Finanzielle Eingliederung bei Personengesellschaften
Der EuGH musste sich mit Urteil vom 15.04.2021, C-868/19, Rs. M-GmbH, abermals mit der Frage beschäftigen, wann und unter welchen Voraussetzungen eine Personengesellschaft in das Unternehmen des Organträgers finanziell eingegliedert ist, sodass eine umsatzsteuerliche Organschaft vorliegt.
Im dem streitgegenständlichen Sachverhalt waren an einer GmbH & Co. KG mehrere Personen, darunter die M-GmbH, als Kommanditisten beteiligt. Die M-GmbH verfügte über die Mehrheit der Stimmrechte in der GmbH & Co. KG und konnte somit ihren Willen in der GmbH & Co. KG durchsetzen, da der Gesellschaftsvertrag eine Beschlussfassung durch einfache Mehrheit vorsah. Während die wirtschaftliche und organisatorische Eingliederung unstreitig vorlagen, war umstritten, ob auch die finanzielle Eingliederung gegeben ist.
Der EuGH entschied, dass im vorliegenden Fall die M-GmbH ihren Willen bei der GmbH & Co. KG durch mehrheitlich gefasste Beschlüsse durchsetzen kann, sodass das Bestehen enger Verbindungen durch finanzielle Beziehungen vermutet werden könne.
Damit widerspricht der EuGH der Ansicht des V. Senates des BFH sowie der Ansicht in der Finanzverwaltung in Abschnitt 2.8 Abs. 5a UStAE. Danach können Gesellschafter der betreffenden Personengesellschaft neben dem Organträger nur Personen sein, die finanziell in das Unternehmen des Organträgers eingegliedert sind.
Es bleibt mit Spannung abzuwarten, wie der BFH auf diese Entscheidung des EuGH reagiert.
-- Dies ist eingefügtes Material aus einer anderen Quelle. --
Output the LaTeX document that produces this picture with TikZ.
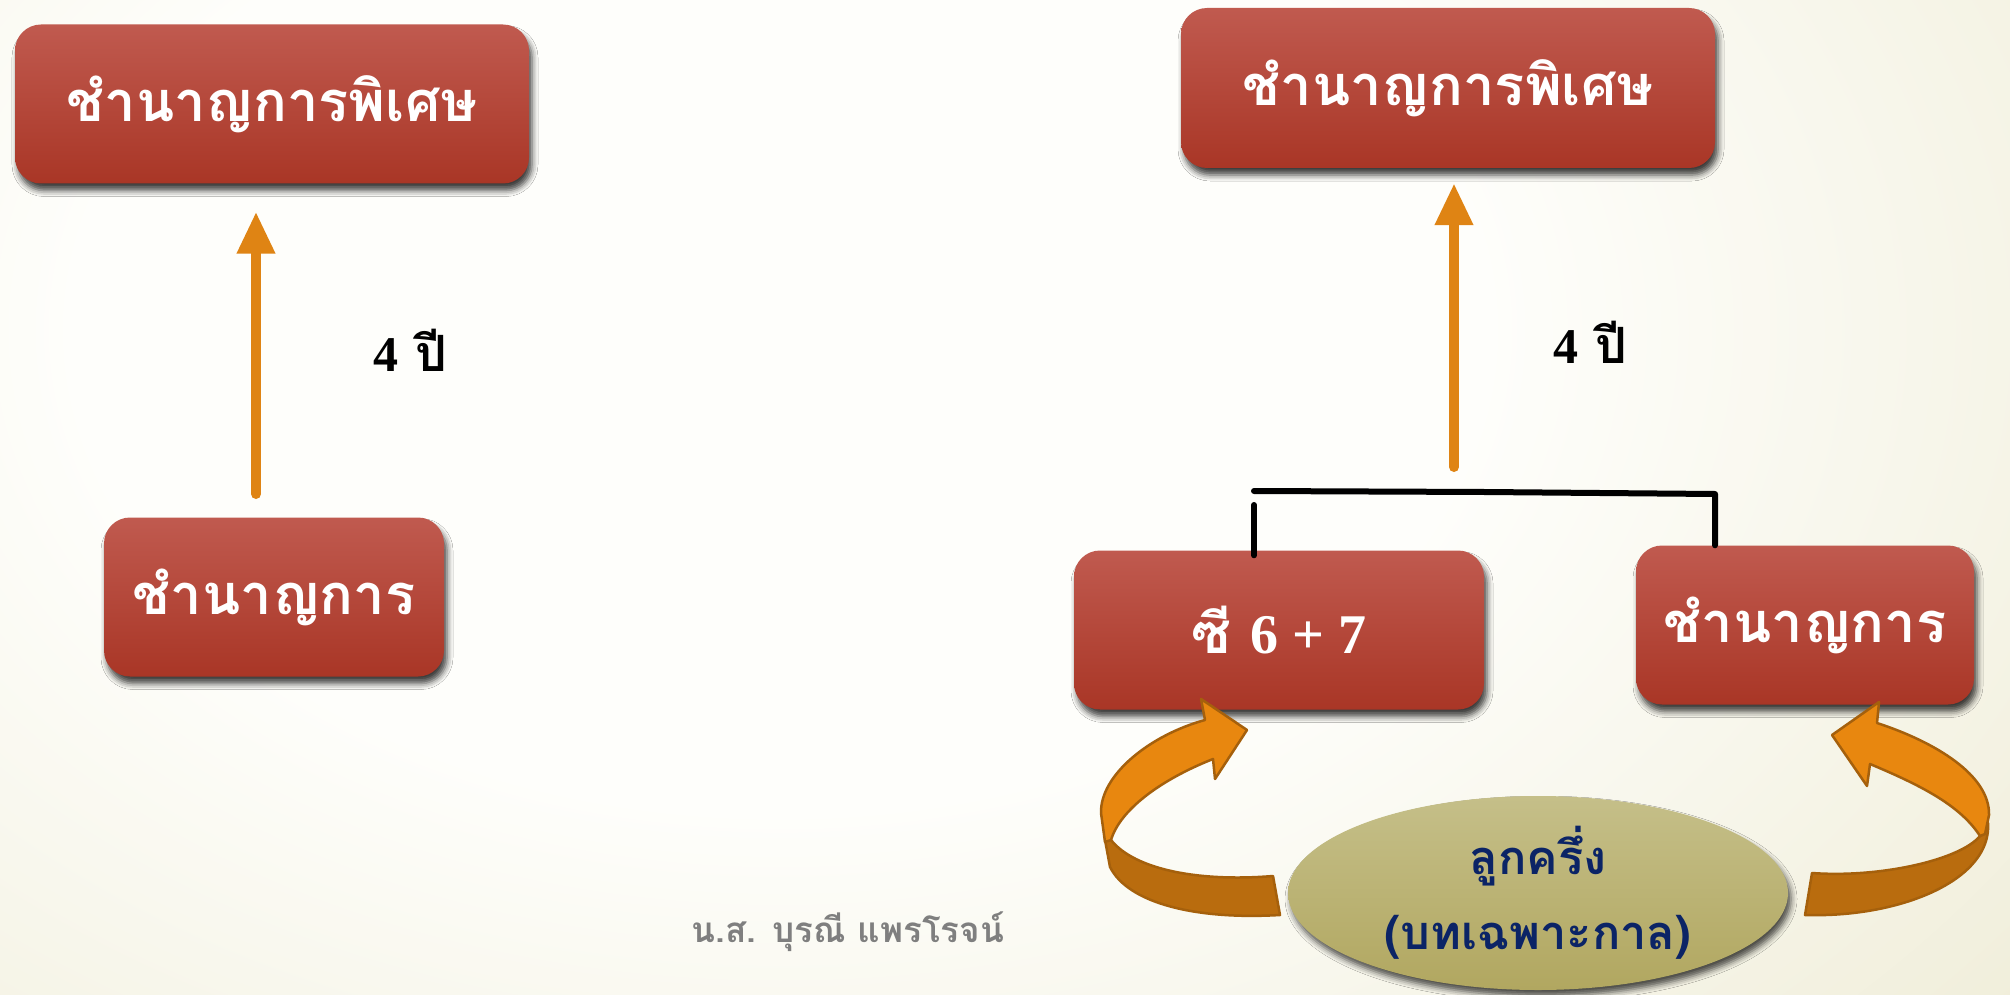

Jedenfalls steht fest, dass die Finanzverwaltung (derzeit) an ihren Umsatzsteueranwendungserlass gebunden ist, sodass die finanzielle Eingliederung bei Personengesellschaften mit mehreren Gesellschaftern grds. zu verneinen ist. Allerdings steht es dem Unternehmer auch frei, sich auf das EuGH Urteil zu berufen, um in den Genuss einer umsatzsteuerlichen Organschaft zu gelangen.
Es bleibt zu hoffen, dass der Gesetzgeber endlich reagiert und die umsatzsteuerliche Organschaft reformiert. In seinem Eckpunktepapier vom 14.3.2019 schlug das BMF vor, eine Organschaft nur noch dann anzunehmen, wenn hierfür ein Antrag des Unternehmers gestellt wird. Ein solches Antragserfordernis wäre mit Sicherheit ein großer Schritt in die richtige Richtung, um die unzähligen Rechtsstreitigkeiten rund um die umsatzsteuerliche Organschaft erheblich einzudämmen.